Anna Masera per “la Stampa”
Il servizio intitolato «Le concertiste sexy mettono la minigonna e la musica classica scala le classifiche» pubblicato ieri su «La Stampa» a firma di Sandro Cappelletto è stato oggetto di un' accesa discussione in redazione e non solo. E come al solito i confronti fanno bene e ci indicano la direzione giusta. «Certo bastano una minigonna e uno sguardo ammiccante, a che cosa servono secondo le migliaia di ore di studio. Invece di guardare la minigonna, guardate l' espressione e la tecnica!» commenta amareggiata via Twitter una lettrice musicista (Fiorella, di Torino).
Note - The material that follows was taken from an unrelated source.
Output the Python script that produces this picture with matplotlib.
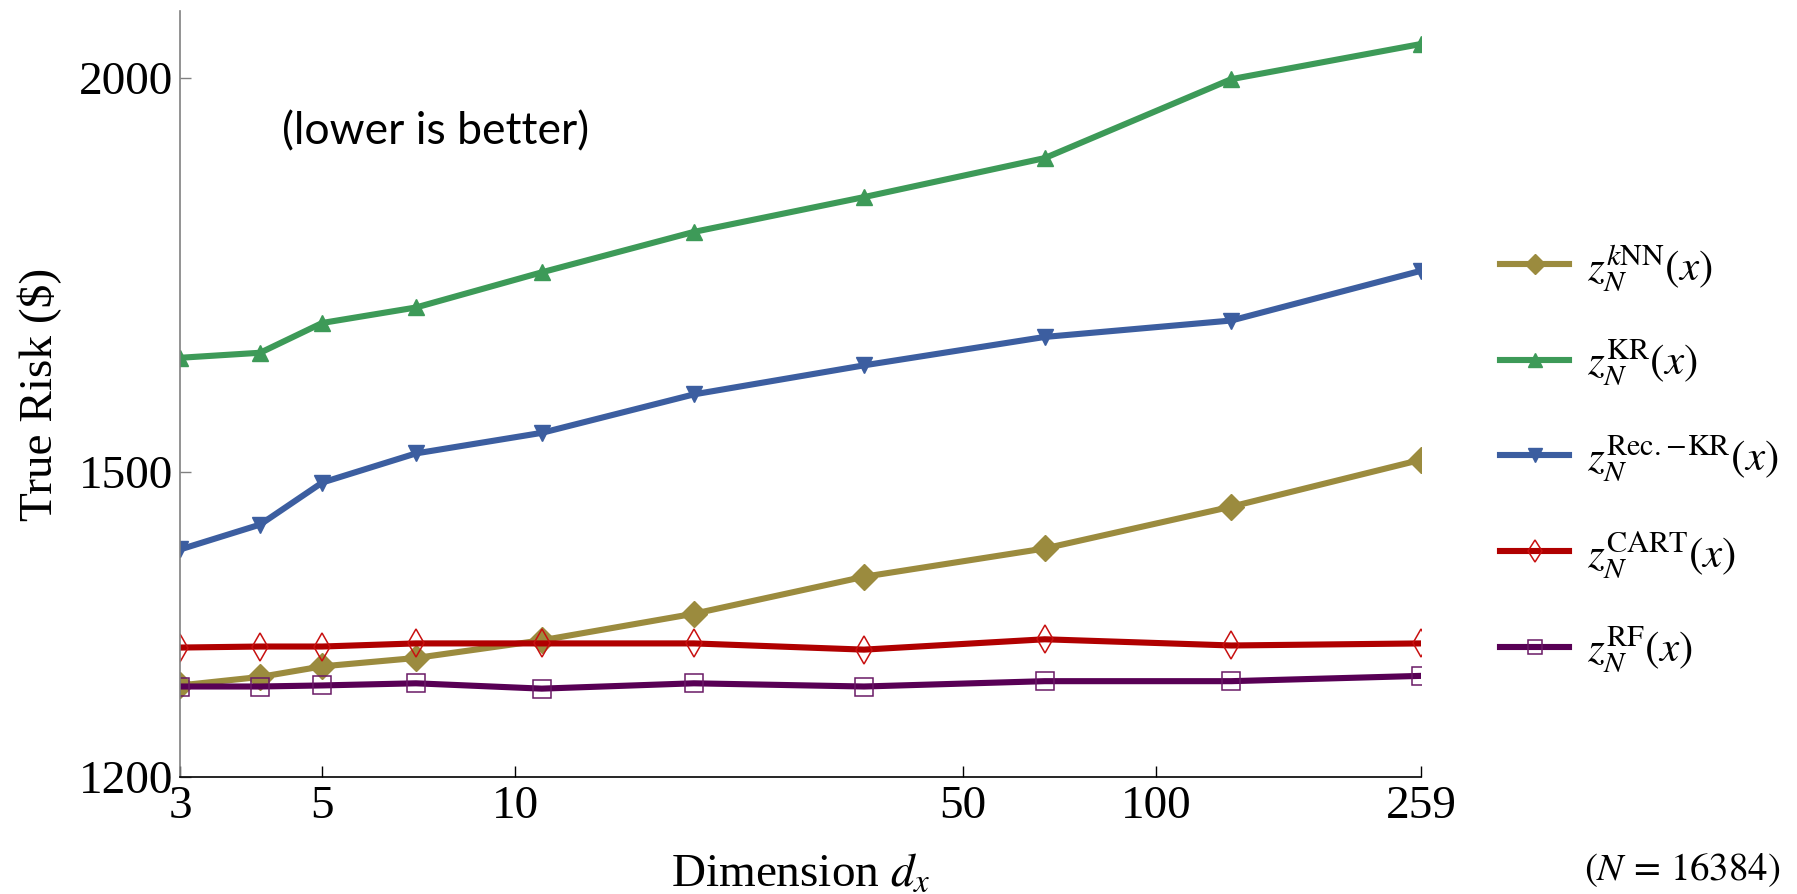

Il servizio parla di un fenomeno noto di questi tempi dove l' apparire è più importante dell' essere. Sottolinea i ragionamenti di marketing per vendere e rendere più pop un genere musicale «alto» dietro l' abbigliamento delle concertiste, ma forse sarebbe stato utile sottolineare che anche nella musica classica le donne ritengono di potersi vestire come vogliono.
Sostenere che l' uomo sceglie di comprare un cd perché in copertina c' è una donna svestita sembra un ragionamento datato, specialmente visto che il servizio è stato proposto al pubblico non come articolo di costume, ma come «Inchiesta» di primo piano: che cosa indaga? E' arricchito da grafici in cui i numeri riguardano la percentuale di ascoltatori di musica classica e di donne musiciste, ma l' articolo descrive il Ìook delle concertiste, non affronta il tema delle scelte di marketing delle maggiori etichette discografiche. Non dice che cosa succede se una musicista talentuosa non rientra nei canoni estetici del suddetto marketing.
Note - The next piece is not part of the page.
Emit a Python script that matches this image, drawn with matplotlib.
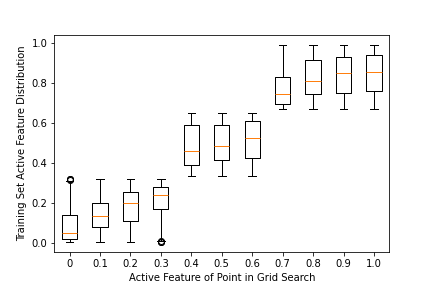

Forse, se al servizio avesse partecipato anche una giornalista donna, la diversità di genere avrebbe contribuito ad apportare una diversità di visione: dopotutto il fenomeno di marketing che punta sull' aspetto - tutt' altro che nuovo - riguarda anche i musicisti maschi, che posano a loro volta mettendo il fisico in risalto su giornali e riviste in cerca del successo di pubblico. Non si tratta di una battaglia per tutelare la sensibilità femminile, ma per un giornalismo in sintonia con i nostri tempi.
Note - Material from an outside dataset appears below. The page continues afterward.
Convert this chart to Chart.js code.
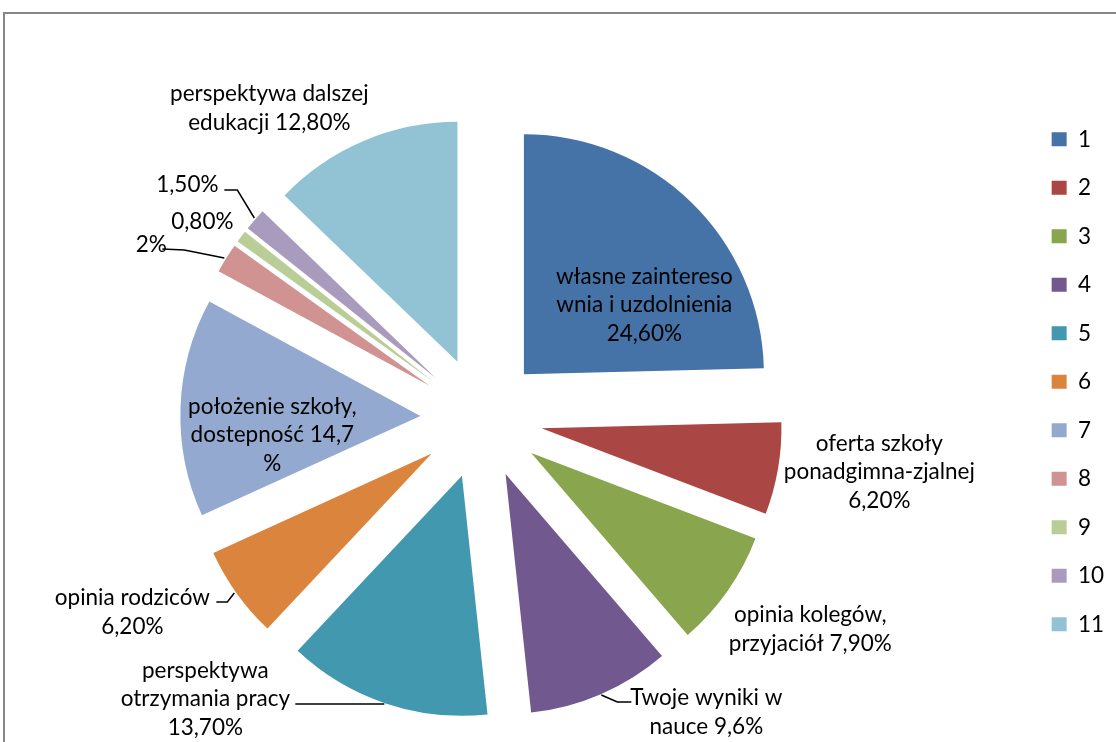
<!DOCTYPE html>
<html>
<head>
<meta charset="utf-8">
<script src="https://cdn.jsdelivr.net/npm/chart.js@4.4.1/dist/chart.umd.min.js"></script>
<style>
  html, body { margin: 0; padding: 0; background: #fff; overflow: hidden; }
  body { width: 1116px; height: 742px; position: relative; }
  #frame { position: absolute; left: 3px; top: 12px; width: 1200px; height: 800px; border: 2px solid #878787; box-sizing: border-box; }
  #wrap { position: absolute; left: -100px; top: 0; }
</style>
</head>
<body>
<div id="frame"></div>
<div id="wrap"><canvas id="pie" width="1216" height="742"></canvas></div>
<script>
// dane
const legendNames = ['1', '2', '3', '4', '5', '6', '7', '8', '9', '10', '11'];
const shares = [24.6, 6.2, 7.9, 9.6, 13.7, 6.2, 14.7, 2, 0.8, 1.5, 12.8];
const sliceTexts = [
  ['własne zaintereso', 'wnia i uzdolnienia', '24,60%'],
  ['oferta szkoły', 'ponadgimna-zjalnej', '6,20%'],
  ['opinia kolegów,', 'przyjaciół 7,90%'],
  ['Twoje wyniki w', 'nauce 9,6%'],
  ['perspektywa', 'otrzymania pracy', '13,70%'],
  ['opinia rodziców', '6,20%'],
  ['położenie szkoły,', 'dostepność 14,7', '%'],
  ['2%'],
  ['0,80%'],
  ['1,50%'],
  ['perspektywa dalszej', 'edukacji 12,80%']
];
const sliceColors = ['#4572A7', '#AA4643', '#89A54E', '#71588F', '#4198AF', '#DB843D',
  '#93A9CF', '#D19392', '#B9CD96', '#A99BBD', '#92C3D4'];

// rozmieszczenie etykiet (px od środka koła przy promieniu 240)
const labelSpots = [[163, -113], [398, 54], [329, 211], [225, 294], [-276, 281], [-349, 194],
  [-209, 17], [-330, -173], [-279, -196], [-294, -233], [-212, -310]];
const leaders = {
  3: [[150, 284], [136, 284], [120, 277]],
  4: [[-186, 286], [-97, 286]],
  5: [[-265, 184], [-254, 184], [-247, 175]],
  7: [[-319, -169], [-297, -168], [-257, -160]],
  9: [[-257, -228], [-244, -228], [-227, -200]]
};
const PIE_R = 240;
const EXPLODE = 61;
const FONT = 'Lato, "Open Sans", sans-serif';
const FONT_SIZE = 22.5;

// rozsunięcie kawałków
const explodePlugin = {
  id: 'explode',
  afterDatasetUpdate(chart, args) {
    const meta = args.meta;
    const area = chart.chartArea;
    const cx = (area.left + area.right) / 2;
    const cy = (area.top + area.bottom) / 2;
    meta.data.forEach((arc) => {
      const mid = (arc.startAngle + arc.endAngle) / 2;
      arc.x = cx + Math.cos(mid) * EXPLODE;
      arc.y = cy + Math.sin(mid) * EXPLODE;
    });
  }
};

// etykiety danych z liniami
const labelPlugin = {
  id: 'sliceLabels',
  afterDatasetsDraw(chart) {
    const ctx = chart.ctx;
    const area = chart.chartArea;
    const cx = (area.left + area.right) / 2;
    const cy = (area.top + area.bottom) / 2;
    const k = chart.getDatasetMeta(0).controller.outerRadius / PIE_R;
    ctx.save();
    ctx.strokeStyle = '#000';
    ctx.lineWidth = 1.5;
    Object.keys(leaders).forEach((i) => {
      const pts = leaders[i];
      ctx.beginPath();
      pts.forEach((p, j) => {
        const x = cx + p[0] * k, y = cy + p[1] * k;
        if (j === 0) ctx.moveTo(x, y); else ctx.lineTo(x, y);
      });
      ctx.stroke();
    });
    ctx.fillStyle = '#000';
    ctx.font = FONT_SIZE + 'px ' + FONT;
    ctx.textAlign = 'center';
    ctx.textBaseline = 'middle';
    const lh = 28.5;
    sliceTexts.forEach((lines, i) => {
      const x = cx + labelSpots[i][0] * k;
      const y0 = cy + labelSpots[i][1] * k - (lines.length - 1) * lh / 2;
      lines.forEach((t, j) => ctx.fillText(t, x, y0 + j * lh));
    });
    ctx.restore();
  }
};

new Chart(document.getElementById('pie'), {
  type: 'pie',
  data: {
    labels: legendNames,
    datasets: [{
      data: shares,
      backgroundColor: sliceColors,
      borderWidth: 0,
      clip: false
    }]
  },
  options: {
    responsive: false,
    animation: false,
    radius: PIE_R,
    layout: { padding: { left: 37, right: 2, top: 102, bottom: 8 } },
    plugins: {
      tooltip: { enabled: false },
      legend: {
        position: 'right',
        align: 'start',
        labels: {
          boxWidth: 15,
          boxHeight: 14,
          padding: 26,
          color: '#000',
          font: { family: FONT, size: FONT_SIZE }
        }
      }
    }
  },
  plugins: [explodePlugin, labelPlugin]
});
</script>
</body>
</html>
maurizio molinari premio e' giornalismo 2018
Abbiamo posto la questione all' autore e al direttore. «La lettrice di Torino ha ragione: bisogna ascoltare con le orecchie, non con gli occhi. Ho cercato di dire proprio questo, ma forse il messaggio non è arrivato e mi scuso se ho offeso la vostra sensibilità» risponde Cappelletto, che a 67 anni si autodefinisce un maschio italiano «tardo-adulto» secondo i parametri Istat. Per Maurizio Molinari «i cambiamenti del costume vanno conosciuti e discussi, anche al prezzo di sollevare contrasti».